Restate the listing below word for word, omitting any images.
[start]
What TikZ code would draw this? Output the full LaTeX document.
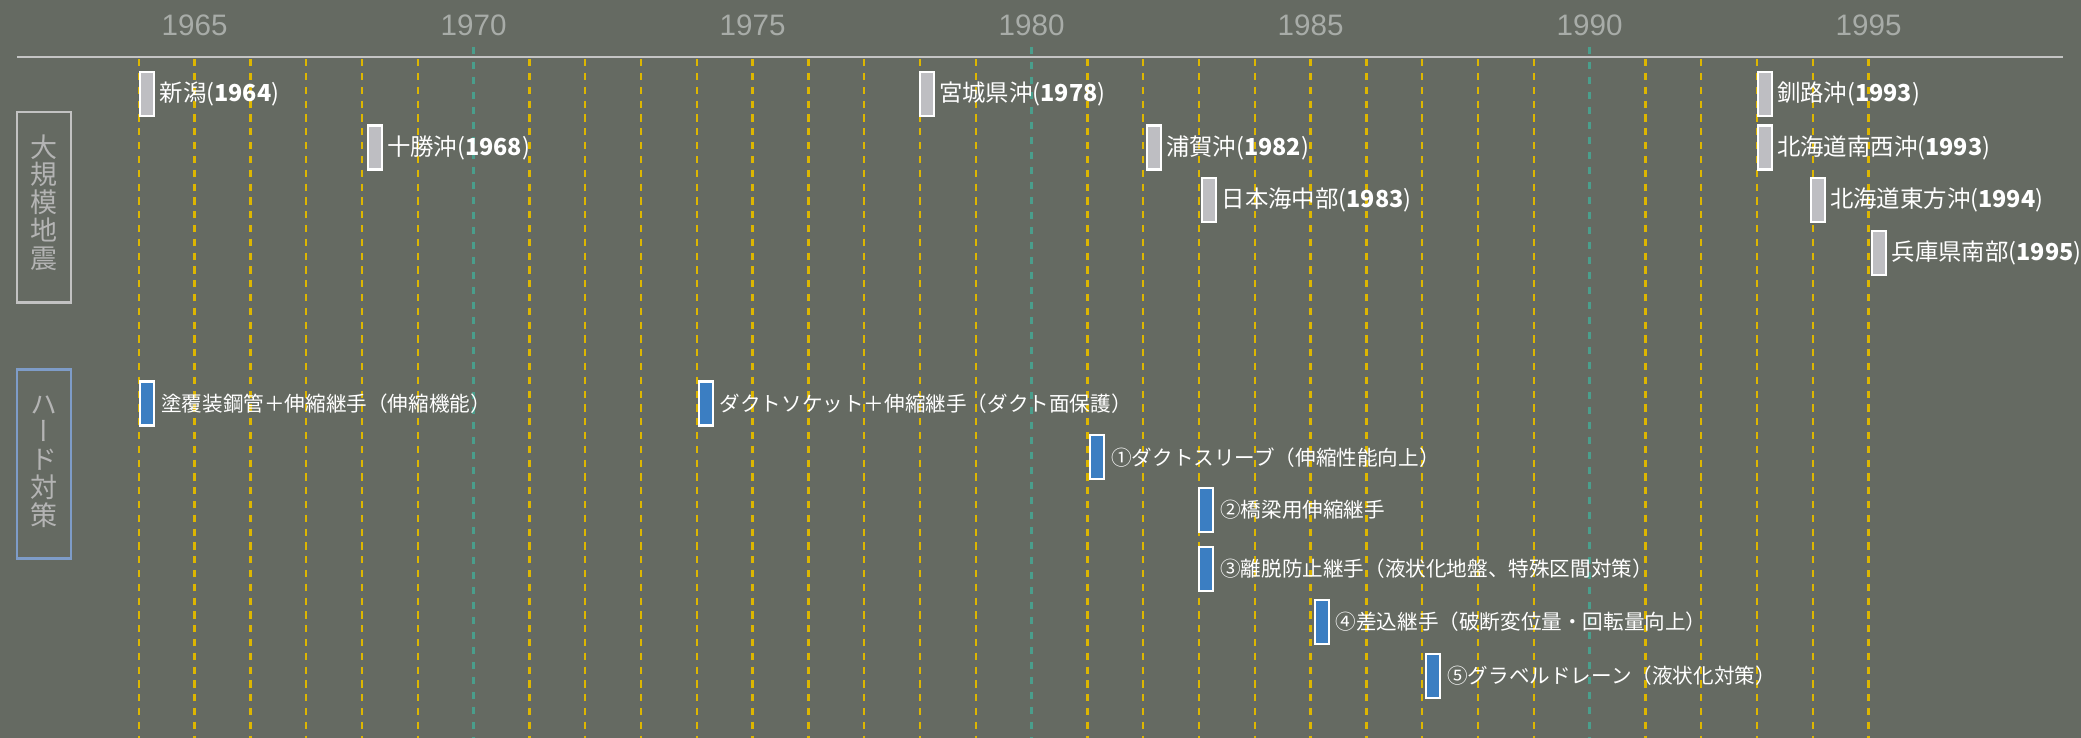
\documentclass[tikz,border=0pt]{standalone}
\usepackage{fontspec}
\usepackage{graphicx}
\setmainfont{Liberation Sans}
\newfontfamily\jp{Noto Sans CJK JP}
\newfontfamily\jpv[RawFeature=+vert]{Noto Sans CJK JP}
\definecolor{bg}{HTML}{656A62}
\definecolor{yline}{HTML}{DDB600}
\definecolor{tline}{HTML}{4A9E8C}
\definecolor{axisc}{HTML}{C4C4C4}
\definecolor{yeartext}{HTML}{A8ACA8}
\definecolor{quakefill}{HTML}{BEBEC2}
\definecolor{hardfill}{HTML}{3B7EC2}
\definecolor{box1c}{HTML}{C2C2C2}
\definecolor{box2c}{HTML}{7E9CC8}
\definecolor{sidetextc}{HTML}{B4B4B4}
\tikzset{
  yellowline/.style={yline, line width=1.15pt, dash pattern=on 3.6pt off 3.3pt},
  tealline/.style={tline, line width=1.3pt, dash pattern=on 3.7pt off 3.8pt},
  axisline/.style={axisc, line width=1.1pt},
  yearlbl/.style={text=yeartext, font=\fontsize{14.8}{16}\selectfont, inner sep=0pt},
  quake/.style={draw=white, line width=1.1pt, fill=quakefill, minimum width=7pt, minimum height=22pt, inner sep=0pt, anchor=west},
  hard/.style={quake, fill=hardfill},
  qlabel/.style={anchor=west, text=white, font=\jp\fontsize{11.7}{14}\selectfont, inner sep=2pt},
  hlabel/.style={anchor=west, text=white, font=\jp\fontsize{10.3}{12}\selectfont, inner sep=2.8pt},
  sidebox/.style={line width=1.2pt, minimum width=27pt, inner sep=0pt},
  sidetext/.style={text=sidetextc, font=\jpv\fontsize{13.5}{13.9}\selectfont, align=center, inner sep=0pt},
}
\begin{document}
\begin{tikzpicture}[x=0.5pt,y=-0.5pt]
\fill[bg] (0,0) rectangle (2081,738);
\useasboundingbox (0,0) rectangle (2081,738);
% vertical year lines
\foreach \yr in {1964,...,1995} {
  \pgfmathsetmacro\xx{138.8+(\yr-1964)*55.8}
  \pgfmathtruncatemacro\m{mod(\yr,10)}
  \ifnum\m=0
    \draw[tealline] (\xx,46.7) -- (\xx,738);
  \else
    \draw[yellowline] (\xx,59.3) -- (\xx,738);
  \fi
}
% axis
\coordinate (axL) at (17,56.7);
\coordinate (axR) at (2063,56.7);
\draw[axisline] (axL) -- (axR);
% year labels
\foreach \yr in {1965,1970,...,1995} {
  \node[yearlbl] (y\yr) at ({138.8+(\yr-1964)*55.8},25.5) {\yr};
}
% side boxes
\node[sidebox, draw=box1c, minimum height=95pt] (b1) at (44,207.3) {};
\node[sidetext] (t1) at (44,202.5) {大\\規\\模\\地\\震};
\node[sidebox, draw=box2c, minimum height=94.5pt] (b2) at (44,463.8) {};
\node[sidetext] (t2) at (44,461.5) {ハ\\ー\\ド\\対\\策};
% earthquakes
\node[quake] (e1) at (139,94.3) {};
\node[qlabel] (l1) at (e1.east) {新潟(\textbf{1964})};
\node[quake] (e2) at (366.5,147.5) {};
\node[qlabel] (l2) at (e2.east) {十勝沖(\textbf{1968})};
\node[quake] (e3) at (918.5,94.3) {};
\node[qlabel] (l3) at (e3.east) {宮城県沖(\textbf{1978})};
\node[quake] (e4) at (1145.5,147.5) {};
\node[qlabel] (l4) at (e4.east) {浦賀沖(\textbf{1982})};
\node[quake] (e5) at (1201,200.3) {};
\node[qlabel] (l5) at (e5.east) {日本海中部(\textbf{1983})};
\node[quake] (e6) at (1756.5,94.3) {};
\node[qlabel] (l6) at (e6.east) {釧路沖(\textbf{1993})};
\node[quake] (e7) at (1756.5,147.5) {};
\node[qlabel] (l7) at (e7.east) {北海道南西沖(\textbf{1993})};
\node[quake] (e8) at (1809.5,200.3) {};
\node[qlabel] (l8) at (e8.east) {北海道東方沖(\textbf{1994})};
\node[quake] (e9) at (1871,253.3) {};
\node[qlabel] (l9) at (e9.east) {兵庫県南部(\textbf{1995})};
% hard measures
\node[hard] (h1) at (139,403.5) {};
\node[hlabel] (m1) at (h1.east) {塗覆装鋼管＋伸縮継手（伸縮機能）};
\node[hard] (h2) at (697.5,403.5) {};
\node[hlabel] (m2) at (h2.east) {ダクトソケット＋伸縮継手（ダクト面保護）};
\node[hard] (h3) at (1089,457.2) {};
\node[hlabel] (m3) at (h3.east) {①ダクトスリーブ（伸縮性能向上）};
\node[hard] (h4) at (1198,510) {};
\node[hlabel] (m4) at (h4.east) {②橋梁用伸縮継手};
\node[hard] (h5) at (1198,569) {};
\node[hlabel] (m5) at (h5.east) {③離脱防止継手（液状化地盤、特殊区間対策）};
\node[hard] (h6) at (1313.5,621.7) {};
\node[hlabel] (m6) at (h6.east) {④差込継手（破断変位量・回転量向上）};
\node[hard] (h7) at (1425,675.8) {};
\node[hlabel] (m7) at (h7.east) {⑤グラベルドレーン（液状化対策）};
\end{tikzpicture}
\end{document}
[end]
• Solution for this problem:
What TikZ code would draw this? Output the full LaTeX document.
\documentclass[tikz,border=0pt]{standalone}
\usepackage{fontspec}
\usepackage{graphicx}
\setmainfont{Liberation Sans}
\newfontfamily\jp{Noto Sans CJK JP}
\newfontfamily\jpv[RawFeature=+vert]{Noto Sans CJK JP}
\definecolor{bg}{HTML}{656A62}
\definecolor{yline}{HTML}{DDB600}
\definecolor{tline}{HTML}{4A9E8C}
\definecolor{axisc}{HTML}{C4C4C4}
\definecolor{yeartext}{HTML}{A8ACA8}
\definecolor{quakefill}{HTML}{BEBEC2}
\definecolor{hardfill}{HTML}{3B7EC2}
\definecolor{box1c}{HTML}{C2C2C2}
\definecolor{box2c}{HTML}{7E9CC8}
\definecolor{sidetextc}{HTML}{B4B4B4}
\tikzset{
  yellowline/.style={yline, line width=1.15pt, dash pattern=on 3.6pt off 3.3pt},
  tealline/.style={tline, line width=1.3pt, dash pattern=on 3.7pt off 3.8pt},
  axisline/.style={axisc, line width=1.1pt},
  yearlbl/.style={text=yeartext, font=\fontsize{14.8}{16}\selectfont, inner sep=0pt},
  quake/.style={draw=white, line width=1.1pt, fill=quakefill, minimum width=7pt, minimum height=22pt, inner sep=0pt, anchor=west},
  hard/.style={quake, fill=hardfill},
  qlabel/.style={anchor=west, text=white, font=\jp\fontsize{11.7}{14}\selectfont, inner sep=2pt},
  hlabel/.style={anchor=west, text=white, font=\jp\fontsize{10.3}{12}\selectfont, inner sep=2.8pt},
  sidebox/.style={line width=1.2pt, minimum width=27pt, inner sep=0pt},
  sidetext/.style={text=sidetextc, font=\jpv\fontsize{13.5}{13.9}\selectfont, align=center, inner sep=0pt},
}
\begin{document}
\begin{tikzpicture}[x=0.5pt,y=-0.5pt]
\fill[bg] (0,0) rectangle (2081,738);
\useasboundingbox (0,0) rectangle (2081,738);
% vertical year lines
\foreach \yr in {1964,...,1995} {
  \pgfmathsetmacro\xx{138.8+(\yr-1964)*55.8}
  \pgfmathtruncatemacro\m{mod(\yr,10)}
  \ifnum\m=0
    \draw[tealline] (\xx,46.7) -- (\xx,738);
  \else
    \draw[yellowline] (\xx,59.3) -- (\xx,738);
  \fi
}
% axis
\coordinate (axL) at (17,56.7);
\coordinate (axR) at (2063,56.7);
\draw[axisline] (axL) -- (axR);
% year labels
\foreach \yr in {1965,1970,...,1995} {
  \node[yearlbl] (y\yr) at ({138.8+(\yr-1964)*55.8},25.5) {\yr};
}
% side boxes
\node[sidebox, draw=box1c, minimum height=95pt] (b1) at (44,207.3) {};
\node[sidetext] (t1) at (44,202.5) {大\\規\\模\\地\\震};
\node[sidebox, draw=box2c, minimum height=94.5pt] (b2) at (44,463.8) {};
\node[sidetext] (t2) at (44,461.5) {ハ\\ー\\ド\\対\\策};
% earthquakes
\node[quake] (e1) at (139,94.3) {};
\node[qlabel] (l1) at (e1.east) {新潟(\textbf{1964})};
\node[quake] (e2) at (366.5,147.5) {};
\node[qlabel] (l2) at (e2.east) {十勝沖(\textbf{1968})};
\node[quake] (e3) at (918.5,94.3) {};
\node[qlabel] (l3) at (e3.east) {宮城県沖(\textbf{1978})};
\node[quake] (e4) at (1145.5,147.5) {};
\node[qlabel] (l4) at (e4.east) {浦賀沖(\textbf{1982})};
\node[quake] (e5) at (1201,200.3) {};
\node[qlabel] (l5) at (e5.east) {日本海中部(\textbf{1983})};
\node[quake] (e6) at (1756.5,94.3) {};
\node[qlabel] (l6) at (e6.east) {釧路沖(\textbf{1993})};
\node[quake] (e7) at (1756.5,147.5) {};
\node[qlabel] (l7) at (e7.east) {北海道南西沖(\textbf{1993})};
\node[quake] (e8) at (1809.5,200.3) {};
\node[qlabel] (l8) at (e8.east) {北海道東方沖(\textbf{1994})};
\node[quake] (e9) at (1871,253.3) {};
\node[qlabel] (l9) at (e9.east) {兵庫県南部(\textbf{1995})};
% hard measures
\node[hard] (h1) at (139,403.5) {};
\node[hlabel] (m1) at (h1.east) {塗覆装鋼管＋伸縮継手（伸縮機能）};
\node[hard] (h2) at (697.5,403.5) {};
\node[hlabel] (m2) at (h2.east) {ダクトソケット＋伸縮継手（ダクト面保護）};
\node[hard] (h3) at (1089,457.2) {};
\node[hlabel] (m3) at (h3.east) {①ダクトスリーブ（伸縮性能向上）};
\node[hard] (h4) at (1198,510) {};
\node[hlabel] (m4) at (h4.east) {②橋梁用伸縮継手};
\node[hard] (h5) at (1198,569) {};
\node[hlabel] (m5) at (h5.east) {③離脱防止継手（液状化地盤、特殊区間対策）};
\node[hard] (h6) at (1313.5,621.7) {};
\node[hlabel] (m6) at (h6.east) {④差込継手（破断変位量・回転量向上）};
\node[hard] (h7) at (1425,675.8) {};
\node[hlabel] (m7) at (h7.east) {⑤グラベルドレーン（液状化対策）};
\end{tikzpicture}
\end{document}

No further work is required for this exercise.